The red carpet was rolled out for us again. Likos emerged from the kitchen carrying a platter of grilled sausages, lamb chops, and fried potatoes slathered with melted goat cheese. And, of course, there was the ubiquitous Greek salad and plenty of dense bread, the white kind with a thick crust, good for soaking up whatever juices remained on our plates. Likos sat down and ate with us at the table, seemingly content that everyone was happily scarfing down his delicious food.
|SUSAN, MADDY & BRUCE IN LIKOS'S RESTAURANT|
After Likos cleared the plates we showed him the letter of introduction that my cousin had written in Greek, saying we were descendants of the Pispirikos family and explaining why we were in Samarina. I should have assumed he already knew, since my cousin in Ioannina made the hotel reservation. Susan opened the thick manila envelope filled with black and white photos of my parents when they were young and other ones they took when they returned to Samarina on visits in the '50s, '60s and '70s. Likos became excited and very animated when he recognized my parents and loved seeing the old pictures of the village and the local people who were still around.

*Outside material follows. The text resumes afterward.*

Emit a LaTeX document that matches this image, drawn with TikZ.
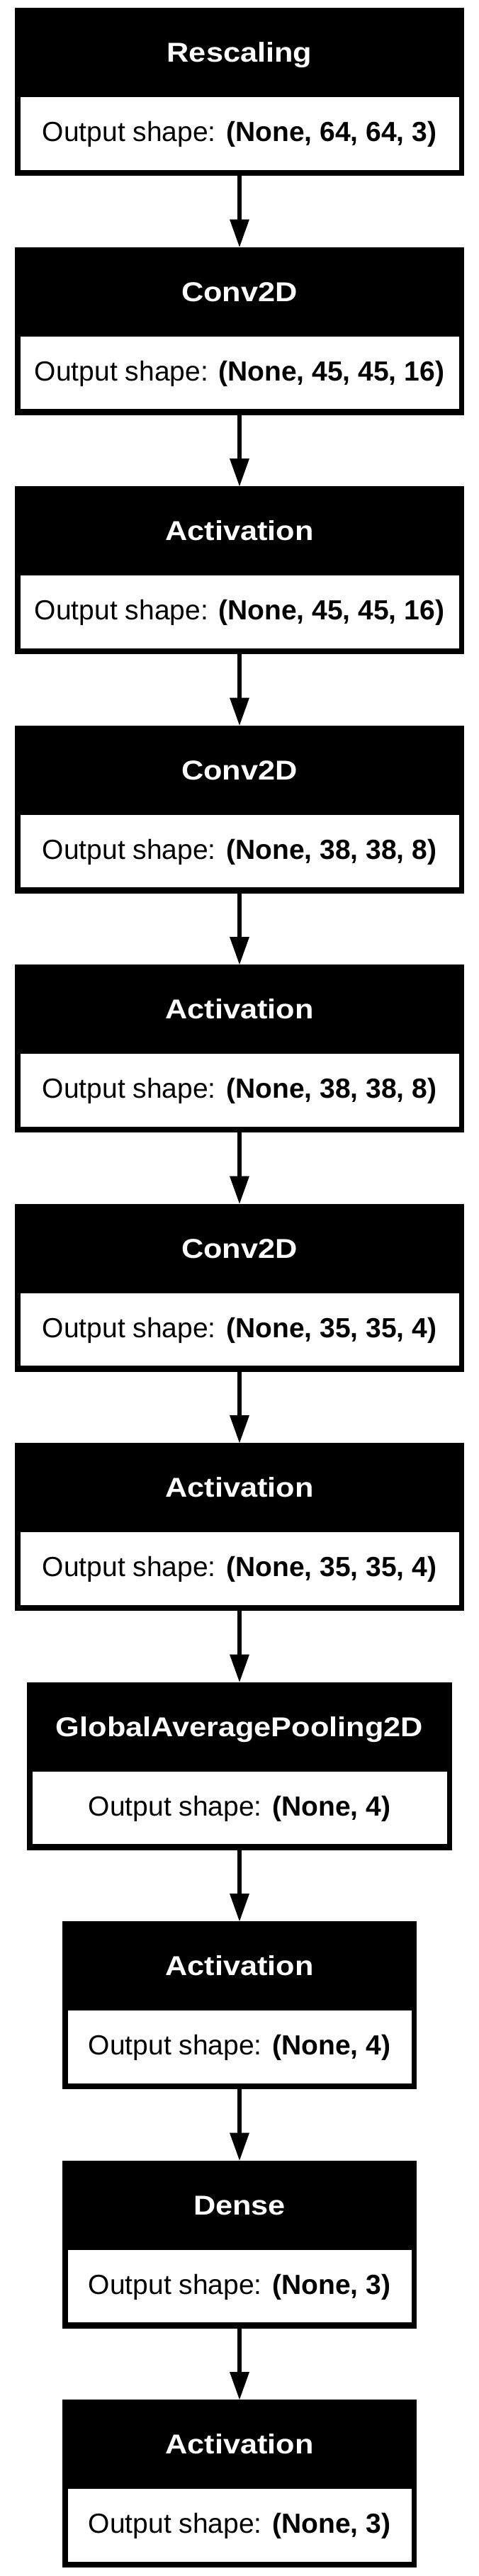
\documentclass[tikz,border=0pt]{standalone}
\usepackage{fontspec}
\setmainfont{Liberation Sans}
\newfontfamily\ttlfont{Liberation Sans}[FakeStretch=1.125]
\usetikzlibrary{arrows.meta}
\tikzset{
  outerbox/.style={rectangle, fill=black, draw=none, inner sep=0pt, minimum height=237pt, anchor=north},
  innerbox/.style={rectangle, fill=white, draw=none, inner sep=0pt, minimum height=102.5pt, anchor=north},
  ttltext/.style={text=white, font=\ttlfont\bfseries\fontsize{38.5pt}{40pt}\selectfont, anchor=base, inner sep=0pt},
  outtext/.style={text=black, font=\fontsize{39pt}{41pt}\selectfont, anchor=base, inner sep=0pt},
  conn/.style={line width=5.5pt, -{Triangle[width=28pt,length=39pt,line width=0pt]}}
}
% #1 name, #2 top (pt), #3 outer width, #4 inner width, #5 title, #6 shape
\newcommand\layerblock[6]{%
  \node[outerbox, minimum width=#3pt] (#1) at (338pt,-#2pt) {};
  \node[innerbox, minimum width=#4pt] (#1in) at (338pt,-#2pt-126pt) {};
  \node[ttltext] (#1t) at (338pt,-#2pt-76.8pt) {#5};
  \node[outtext] (#1o) at (338pt,-#2pt-188.8pt) {Output shape: \textbf{#6}};
}
\begin{document}
\begin{tikzpicture}
\fill[white] (0,0) rectangle (676pt,-3635pt);
\useasboundingbox (0,0) rectangle (676pt,-3635pt);
\layerblock{b0}{11}{634}{619}{Rescaling}{(None, 64, 64, 3)}
\layerblock{b1}{348.5}{634}{619}{Conv2D}{(None, 45, 45, 16)}
\layerblock{b2}{686}{634}{619}{Activation}{(None, 45, 45, 16)}
\layerblock{b3}{1023.5}{634}{619}{Conv2D}{(None, 38, 38, 8)}
\layerblock{b4}{1361}{634}{619}{Activation}{(None, 38, 38, 8)}
\layerblock{b5}{1698.5}{634}{619}{Conv2D}{(None, 35, 35, 4)}
\layerblock{b6}{2036}{634}{619}{Activation}{(None, 35, 35, 4)}
\layerblock{b7}{2373.5}{600}{585}{GlobalAveragePooling2D}{(None, 4)}
\layerblock{b8}{2711}{500}{485}{Activation}{(None, 4)}
\layerblock{b9}{3048.5}{500}{485}{Dense}{(None, 3)}
\layerblock{b10}{3386}{500}{485}{Activation}{(None, 3)}
\draw[conn] (b0.south) -- (b1.north);
\draw[conn] (b1.south) -- (b2.north);
\draw[conn] (b2.south) -- (b3.north);
\draw[conn] (b3.south) -- (b4.north);
\draw[conn] (b4.south) -- (b5.north);
\draw[conn] (b5.south) -- (b6.north);
\draw[conn] (b6.south) -- (b7.north);
\draw[conn] (b7.south) -- (b8.north);
\draw[conn] (b8.south) -- (b9.north);
\draw[conn] (b9.south) -- (b10.north);
\end{tikzpicture}
\end{document}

|SUSAN AND I LOOKING AT OLD FAMILY PHOTOS WITH LIKOS|
|ON THE LEFT, MY DAD AS A YOUNG MAN. I THINK THE OTHER MAN MAY BE HIS BROTHER|
Something special happened to me that evening in the restaurant, although I can't put my finger on exactly what it was. It felt almost spiritual, maybe even akin to magic. As I sat there listening and watching Likos look at the family photos and interacting with Susan, Maddy and Bruce, I had a sense of connecting. Maybe it was some other strong emotion, like really missing my parents. I don't know, but it felt deeper. Maybe I was finally feeling what it means to be a Vlach.